==== Input data

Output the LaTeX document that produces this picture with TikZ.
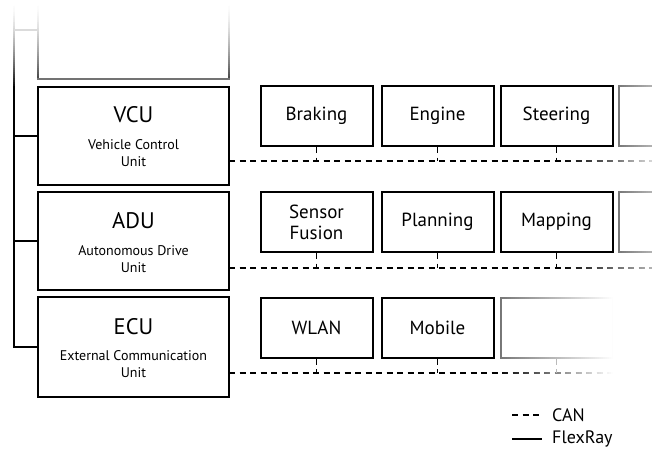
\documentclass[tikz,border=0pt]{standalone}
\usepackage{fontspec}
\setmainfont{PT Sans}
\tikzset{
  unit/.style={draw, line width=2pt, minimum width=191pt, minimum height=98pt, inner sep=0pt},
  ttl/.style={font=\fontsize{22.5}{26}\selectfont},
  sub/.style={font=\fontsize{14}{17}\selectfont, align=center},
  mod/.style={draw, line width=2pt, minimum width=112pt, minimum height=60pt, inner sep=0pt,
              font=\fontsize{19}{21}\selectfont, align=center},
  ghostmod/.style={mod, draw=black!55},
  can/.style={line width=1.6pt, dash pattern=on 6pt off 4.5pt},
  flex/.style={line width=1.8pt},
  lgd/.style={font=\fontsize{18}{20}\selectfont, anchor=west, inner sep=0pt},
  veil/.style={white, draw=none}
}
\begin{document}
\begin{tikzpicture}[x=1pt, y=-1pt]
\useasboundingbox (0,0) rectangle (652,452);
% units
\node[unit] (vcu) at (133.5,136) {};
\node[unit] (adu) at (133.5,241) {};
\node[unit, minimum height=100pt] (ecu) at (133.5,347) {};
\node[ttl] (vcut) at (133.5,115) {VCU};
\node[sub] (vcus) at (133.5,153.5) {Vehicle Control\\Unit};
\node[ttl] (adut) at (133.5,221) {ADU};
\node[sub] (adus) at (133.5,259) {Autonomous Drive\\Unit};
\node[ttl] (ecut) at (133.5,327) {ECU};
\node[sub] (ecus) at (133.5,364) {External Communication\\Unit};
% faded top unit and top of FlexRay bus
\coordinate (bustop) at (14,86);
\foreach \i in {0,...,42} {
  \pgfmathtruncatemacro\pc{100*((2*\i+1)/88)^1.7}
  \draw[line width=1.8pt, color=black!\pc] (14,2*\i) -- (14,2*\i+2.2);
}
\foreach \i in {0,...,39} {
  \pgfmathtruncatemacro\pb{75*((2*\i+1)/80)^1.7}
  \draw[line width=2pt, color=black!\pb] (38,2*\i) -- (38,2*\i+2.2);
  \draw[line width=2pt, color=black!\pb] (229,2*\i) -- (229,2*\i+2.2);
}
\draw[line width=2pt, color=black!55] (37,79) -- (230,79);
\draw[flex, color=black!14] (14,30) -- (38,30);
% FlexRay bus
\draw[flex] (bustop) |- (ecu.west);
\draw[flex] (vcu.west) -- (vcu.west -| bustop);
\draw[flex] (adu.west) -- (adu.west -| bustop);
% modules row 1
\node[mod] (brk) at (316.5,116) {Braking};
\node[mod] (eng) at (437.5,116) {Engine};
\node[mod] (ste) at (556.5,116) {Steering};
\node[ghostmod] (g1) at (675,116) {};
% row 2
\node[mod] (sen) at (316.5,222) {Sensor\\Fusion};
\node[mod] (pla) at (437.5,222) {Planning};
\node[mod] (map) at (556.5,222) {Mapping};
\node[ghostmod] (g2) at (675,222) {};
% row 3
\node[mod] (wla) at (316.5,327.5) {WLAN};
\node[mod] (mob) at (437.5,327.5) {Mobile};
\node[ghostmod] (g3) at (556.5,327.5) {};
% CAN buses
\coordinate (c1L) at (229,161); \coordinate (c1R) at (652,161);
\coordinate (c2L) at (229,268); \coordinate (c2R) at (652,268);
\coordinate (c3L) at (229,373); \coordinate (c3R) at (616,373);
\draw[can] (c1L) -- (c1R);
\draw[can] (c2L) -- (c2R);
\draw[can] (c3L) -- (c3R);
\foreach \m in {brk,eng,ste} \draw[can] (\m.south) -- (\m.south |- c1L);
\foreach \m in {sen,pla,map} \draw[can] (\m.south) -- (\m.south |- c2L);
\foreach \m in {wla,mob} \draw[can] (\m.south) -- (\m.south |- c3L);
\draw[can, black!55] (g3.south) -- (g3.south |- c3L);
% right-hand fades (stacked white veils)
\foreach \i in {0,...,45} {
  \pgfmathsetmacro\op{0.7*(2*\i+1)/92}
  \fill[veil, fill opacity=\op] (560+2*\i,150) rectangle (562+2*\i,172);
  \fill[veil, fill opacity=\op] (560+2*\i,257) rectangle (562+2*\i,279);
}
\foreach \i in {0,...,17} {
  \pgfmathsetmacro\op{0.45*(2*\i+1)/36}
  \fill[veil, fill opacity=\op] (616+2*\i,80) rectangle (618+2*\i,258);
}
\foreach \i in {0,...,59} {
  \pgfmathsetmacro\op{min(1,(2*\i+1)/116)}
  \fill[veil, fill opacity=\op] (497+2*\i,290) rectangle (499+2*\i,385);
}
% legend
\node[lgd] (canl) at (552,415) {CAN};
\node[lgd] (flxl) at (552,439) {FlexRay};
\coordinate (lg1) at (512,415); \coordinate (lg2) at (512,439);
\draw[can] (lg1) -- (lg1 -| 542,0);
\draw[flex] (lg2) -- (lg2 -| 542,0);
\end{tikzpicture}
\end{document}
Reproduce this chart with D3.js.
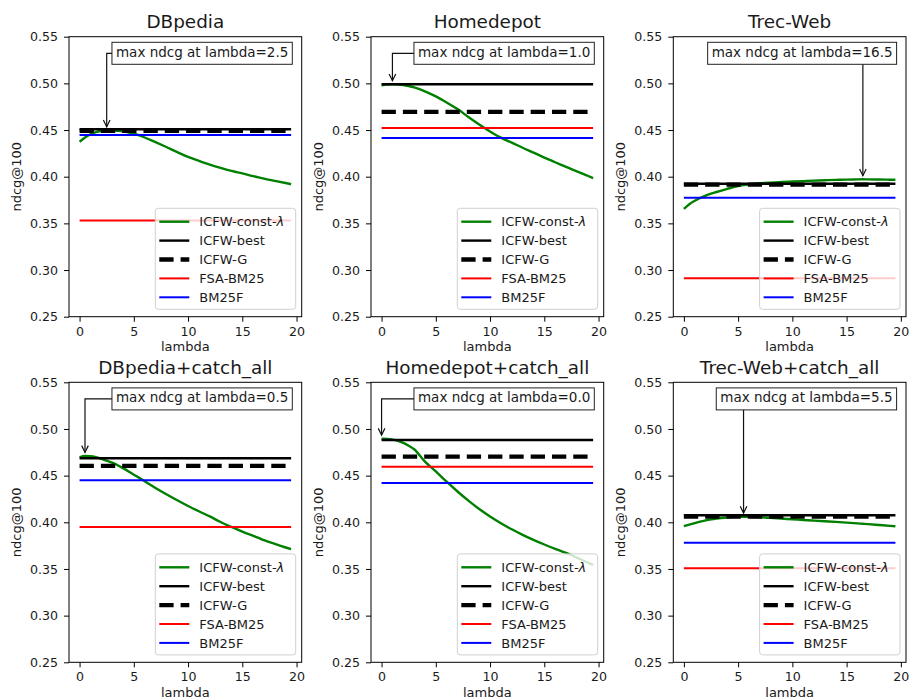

========

» Written request
Copy out all the records exactly, excluding pictures.

» Response to this exercise
Output the LaTeX document that produces this picture with TikZ.
\documentclass[tikz,border=0pt]{standalone}
\usepackage{fontspec}
\setmainfont{PT Sans}
\tikzset{
  unit/.style={draw, line width=2pt, minimum width=191pt, minimum height=98pt, inner sep=0pt},
  ttl/.style={font=\fontsize{22.5}{26}\selectfont},
  sub/.style={font=\fontsize{14}{17}\selectfont, align=center},
  mod/.style={draw, line width=2pt, minimum width=112pt, minimum height=60pt, inner sep=0pt,
              font=\fontsize{19}{21}\selectfont, align=center},
  ghostmod/.style={mod, draw=black!55},
  can/.style={line width=1.6pt, dash pattern=on 6pt off 4.5pt},
  flex/.style={line width=1.8pt},
  lgd/.style={font=\fontsize{18}{20}\selectfont, anchor=west, inner sep=0pt},
  veil/.style={white, draw=none}
}
\begin{document}
\begin{tikzpicture}[x=1pt, y=-1pt]
\useasboundingbox (0,0) rectangle (652,452);
% units
\node[unit] (vcu) at (133.5,136) {};
\node[unit] (adu) at (133.5,241) {};
\node[unit, minimum height=100pt] (ecu) at (133.5,347) {};
\node[ttl] (vcut) at (133.5,115) {VCU};
\node[sub] (vcus) at (133.5,153.5) {Vehicle Control\\Unit};
\node[ttl] (adut) at (133.5,221) {ADU};
\node[sub] (adus) at (133.5,259) {Autonomous Drive\\Unit};
\node[ttl] (ecut) at (133.5,327) {ECU};
\node[sub] (ecus) at (133.5,364) {External Communication\\Unit};
% faded top unit and top of FlexRay bus
\coordinate (bustop) at (14,86);
\foreach \i in {0,...,42} {
  \pgfmathtruncatemacro\pc{100*((2*\i+1)/88)^1.7}
  \draw[line width=1.8pt, color=black!\pc] (14,2*\i) -- (14,2*\i+2.2);
}
\foreach \i in {0,...,39} {
  \pgfmathtruncatemacro\pb{75*((2*\i+1)/80)^1.7}
  \draw[line width=2pt, color=black!\pb] (38,2*\i) -- (38,2*\i+2.2);
  \draw[line width=2pt, color=black!\pb] (229,2*\i) -- (229,2*\i+2.2);
}
\draw[line width=2pt, color=black!55] (37,79) -- (230,79);
\draw[flex, color=black!14] (14,30) -- (38,30);
% FlexRay bus
\draw[flex] (bustop) |- (ecu.west);
\draw[flex] (vcu.west) -- (vcu.west -| bustop);
\draw[flex] (adu.west) -- (adu.west -| bustop);
% modules row 1
\node[mod] (brk) at (316.5,116) {Braking};
\node[mod] (eng) at (437.5,116) {Engine};
\node[mod] (ste) at (556.5,116) {Steering};
\node[ghostmod] (g1) at (675,116) {};
% row 2
\node[mod] (sen) at (316.5,222) {Sensor\\Fusion};
\node[mod] (pla) at (437.5,222) {Planning};
\node[mod] (map) at (556.5,222) {Mapping};
\node[ghostmod] (g2) at (675,222) {};
% row 3
\node[mod] (wla) at (316.5,327.5) {WLAN};
\node[mod] (mob) at (437.5,327.5) {Mobile};
\node[ghostmod] (g3) at (556.5,327.5) {};
% CAN buses
\coordinate (c1L) at (229,161); \coordinate (c1R) at (652,161);
\coordinate (c2L) at (229,268); \coordinate (c2R) at (652,268);
\coordinate (c3L) at (229,373); \coordinate (c3R) at (616,373);
\draw[can] (c1L) -- (c1R);
\draw[can] (c2L) -- (c2R);
\draw[can] (c3L) -- (c3R);
\foreach \m in {brk,eng,ste} \draw[can] (\m.south) -- (\m.south |- c1L);
\foreach \m in {sen,pla,map} \draw[can] (\m.south) -- (\m.south |- c2L);
\foreach \m in {wla,mob} \draw[can] (\m.south) -- (\m.south |- c3L);
\draw[can, black!55] (g3.south) -- (g3.south |- c3L);
% right-hand fades (stacked white veils)
\foreach \i in {0,...,45} {
  \pgfmathsetmacro\op{0.7*(2*\i+1)/92}
  \fill[veil, fill opacity=\op] (560+2*\i,150) rectangle (562+2*\i,172);
  \fill[veil, fill opacity=\op] (560+2*\i,257) rectangle (562+2*\i,279);
}
\foreach \i in {0,...,17} {
  \pgfmathsetmacro\op{0.45*(2*\i+1)/36}
  \fill[veil, fill opacity=\op] (616+2*\i,80) rectangle (618+2*\i,258);
}
\foreach \i in {0,...,59} {
  \pgfmathsetmacro\op{min(1,(2*\i+1)/116)}
  \fill[veil, fill opacity=\op] (497+2*\i,290) rectangle (499+2*\i,385);
}
% legend
\node[lgd] (canl) at (552,415) {CAN};
\node[lgd] (flxl) at (552,439) {FlexRay};
\coordinate (lg1) at (512,415); \coordinate (lg2) at (512,439);
\draw[can] (lg1) -- (lg1 -| 542,0);
\draw[flex] (lg2) -- (lg2 -| 542,0);
\end{tikzpicture}
\end{document}
Reproduce this chart with D3.js.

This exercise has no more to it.